Carney stopped short of reinstituting an indoor mask mandate, instead encouraging business leaders to make that decision.
“We think you requiring the mask is a better way to get the objective and we understand that you know better than we do your operational needs,” Carney said. “We’re two years into this and we expect business leaders to step up and do what has to be done.”
He noted that a mask mandate remains in effect in state-operated public facilities, public transit, hospitals, long term care facilities and health care facilities.
University of Delaware and Delaware State University have mask mandates in effect, as well as vaccine mandates for faculty and staff.
Carney urged Delawareans to practice extreme caution in their social activities during the New Years weekend.
“Your party that you want to go to or the bar or the restaurant, you’ll likely have an uninvited guest at your New Year’s party and it’s someone who is maybe asymptomatic but positive with either the delta or the omicron COVID-19 virus,” he said. “So you’ve got to be careful that you’re not bringing it into your party or the restaurant that you’re going to and that you’re protected from somebody else who is carrying it.”
Above all else, Carney said, if you’re not vaccinated, now’s the time.
Doing so will protect you, your family members and the hospital staff that are already overwhelmed with COVID-19 patients, he argued.
Department of Health and Social Services secretary Molly Magarik said 13,000 COVID-19 tests were administered Monday. The state averages 1,000 tests a day, she said.
As of Thursday morning, 88.5 percent of Delawareans ages 18 and over are vaccinated with at least one dose of a COVID-19 vaccine. 68.5 percent of the total population have received at least one dose. 63 percent of the eligible population have been fully vaccinated.
In the past seven days, 15.1 percent of COVID-19 tests have yielded positive results.

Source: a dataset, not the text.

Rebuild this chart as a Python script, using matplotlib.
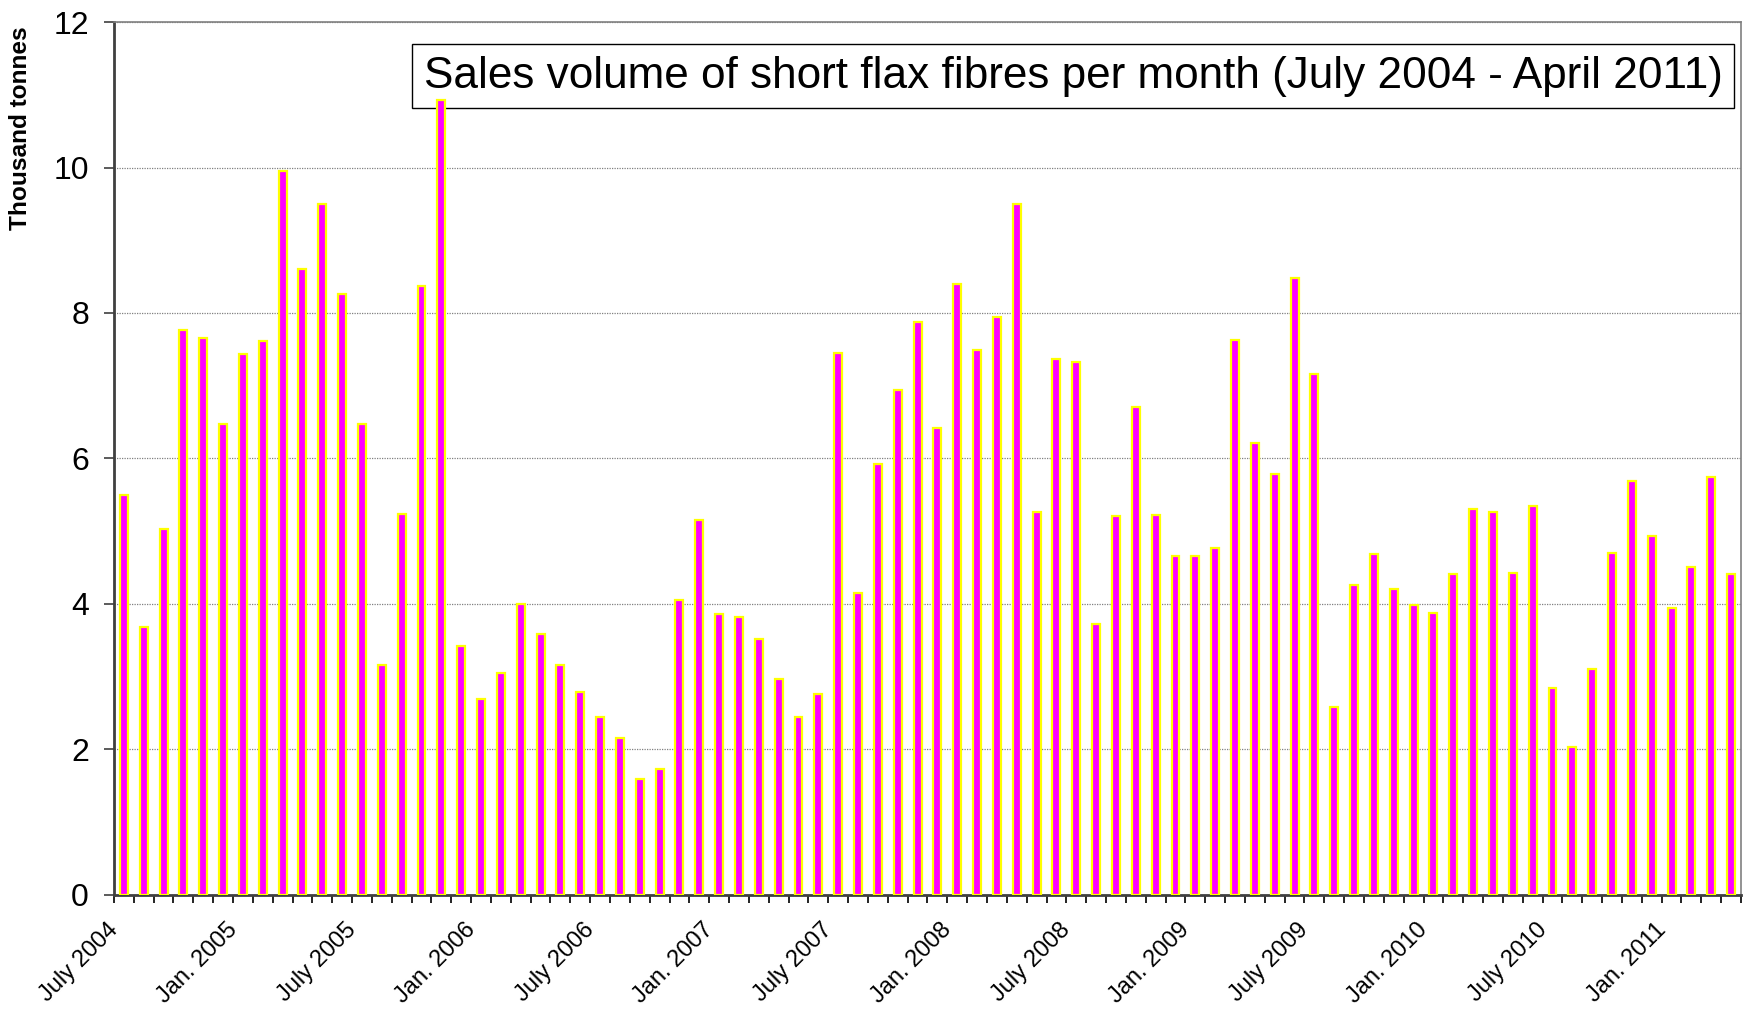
import numpy as np
import matplotlib
matplotlib.use("Agg")
import matplotlib.pyplot as plt
from matplotlib.transforms import ScaledTranslation

plt.rcParams['font.family'] = ['Liberation Sans', 'DejaVu Sans']

# monthly sales, July 2004 .. April 2011 (thousand tonnes)
values = [
    5.50, 3.68, 5.03, 7.77, 7.66, 6.47, 7.43, 7.62, 9.95, 8.61, 9.50, 8.26,
    6.48, 3.16, 5.24, 8.37, 10.93, 3.42, 2.70, 3.05, 4.00, 3.59, 3.16, 2.79,
    2.45, 2.16, 1.59, 1.73, 4.06, 5.16, 3.86, 3.82, 3.52, 2.97, 2.44, 2.76,
    7.45, 4.15, 5.92, 6.94, 7.88, 6.42, 8.40, 7.49, 7.94, 9.50, 5.26, 7.37,
    7.33, 3.72, 5.21, 6.71, 5.23, 4.66, 4.66, 4.77, 7.63, 6.21, 5.79, 8.48,
    7.16, 2.59, 4.26, 4.69, 4.21, 3.98, 3.88, 4.41, 5.30, 5.26, 4.43, 5.35,
    2.85, 2.04, 3.11, 4.70, 5.69, 4.93, 3.95, 4.51, 5.75, 4.41,
]
tick_labels = ['July 2004', 'Jan. 2005', 'July 2005', 'Jan. 2006', 'July 2006',
               'Jan. 2007', 'July 2007', 'Jan. 2008', 'July 2008', 'Jan. 2009',
               'July 2009', 'Jan. 2010', 'July 2010', 'Jan. 2011']
title = 'Sales volume of short flax fibres per month (July 2004 - April 2011)'

n = len(values)
x = np.arange(n)

fig = plt.figure(figsize=(17.48, 10.10), dpi=100)
ax = fig.add_axes([0.0652, 0.1139, 0.9308, 0.8643])

ax.bar(x, values, width=0.4, color='#FF00FF', edgecolor='#FFFF00',
       linewidth=1.6, zorder=3)

ax.set_xlim(-0.5, n - 0.5)
ax.set_ylim(0, 12)
ax.set_yticks(np.arange(0, 13, 2))
ax.tick_params(axis='y', labelsize=23, length=7, width=1.2, pad=11, color='#404040')
ax.yaxis.grid(True, linestyle=(0, (1, 1)), color='#808080', linewidth=0.9, zorder=0)

# ticks on every month boundary, labels every six months
bounds = np.arange(-0.5, n, 1)
labs = [''] * len(bounds)
for i, t in enumerate(tick_labels):
    labs[i * 6] = t
ax.set_xticks(bounds)
ax.set_xticklabels(labs, rotation=45, ha='right', va='top',
                   rotation_mode='anchor', fontsize=17)
ax.tick_params(axis='x', length=6, width=1.2, pad=4)
shift = ScaledTranslation(-0.07, -0.10, fig.dpi_scale_trans)
for lab in ax.get_xticklabels():
    lab.set_transform(lab.get_transform() + shift)

for s in ['left', 'bottom']:
    ax.spines[s].set_color('#404040')
    ax.spines[s].set_linewidth(2)
for s in ['top', 'right']:
    ax.spines[s].set_color('#808080')
    ax.spines[s].set_linewidth(1.2)

fig.text(0.012, 0.974, 'Thousand tonnes', rotation=90, ha='center', va='top',
         fontsize=17.6, fontweight='bold')

# title box sits behind the bars (the tallest bar crosses its lower edge)
ax.text(0.614, 0.9245, title, ha='center', va='center', fontsize=31.8,
        transform=fig.transFigure, zorder=2,
        bbox=dict(boxstyle='square,pad=0.26', facecolor='white',
                  edgecolor='black', linewidth=1))

fig.savefig('out.png', dpi=100, facecolor='white')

The seven-day average of new positive tests is 1,072.3 — the highest since January of 2021.
More than 9,000 fully vaccinated Delawareans have reported a breakthrough infection — approximately 1.74 percent of the fully vaccinated community.
2,092 Delawareans are confirmed to have died of the virus.
The Division of Public Health announced Tuesday it will match CDC guidelines that reduce the time that people should isolate or quarantine from 10 days to 5 days for COVID-19 exposures.
The Division also said it will refocus its contact tracing efforts on case investigation and contact tracing in high-risk settings such as schools and long-term care facilities.
The move to shorten isolations and quarantines, released Monday by the Centers for Disease Control, is based on certain conditions and vaccination status and designed to keep the economy moving.
The CDC adopted the change after proof that the majority of COVID-19 transmission occurs early in the course of illness, generally in the 1-2 days prior to onset of symptoms and the 2-3 days after.
Therefore, people who test positive should isolate for 5 days and, if they have no symptoms at that time, they may leave isolation as long as they continue to mask for 5 days to minimize the risk of infecting others,. the state press release said.
“If people do not take away anything from this presentation, please listen to this,” Magarik said. “If you are gathering with people indoors and you do not have a mask on over this next weekend and on New Year’s Eve, you should expect to become positive with COVID.”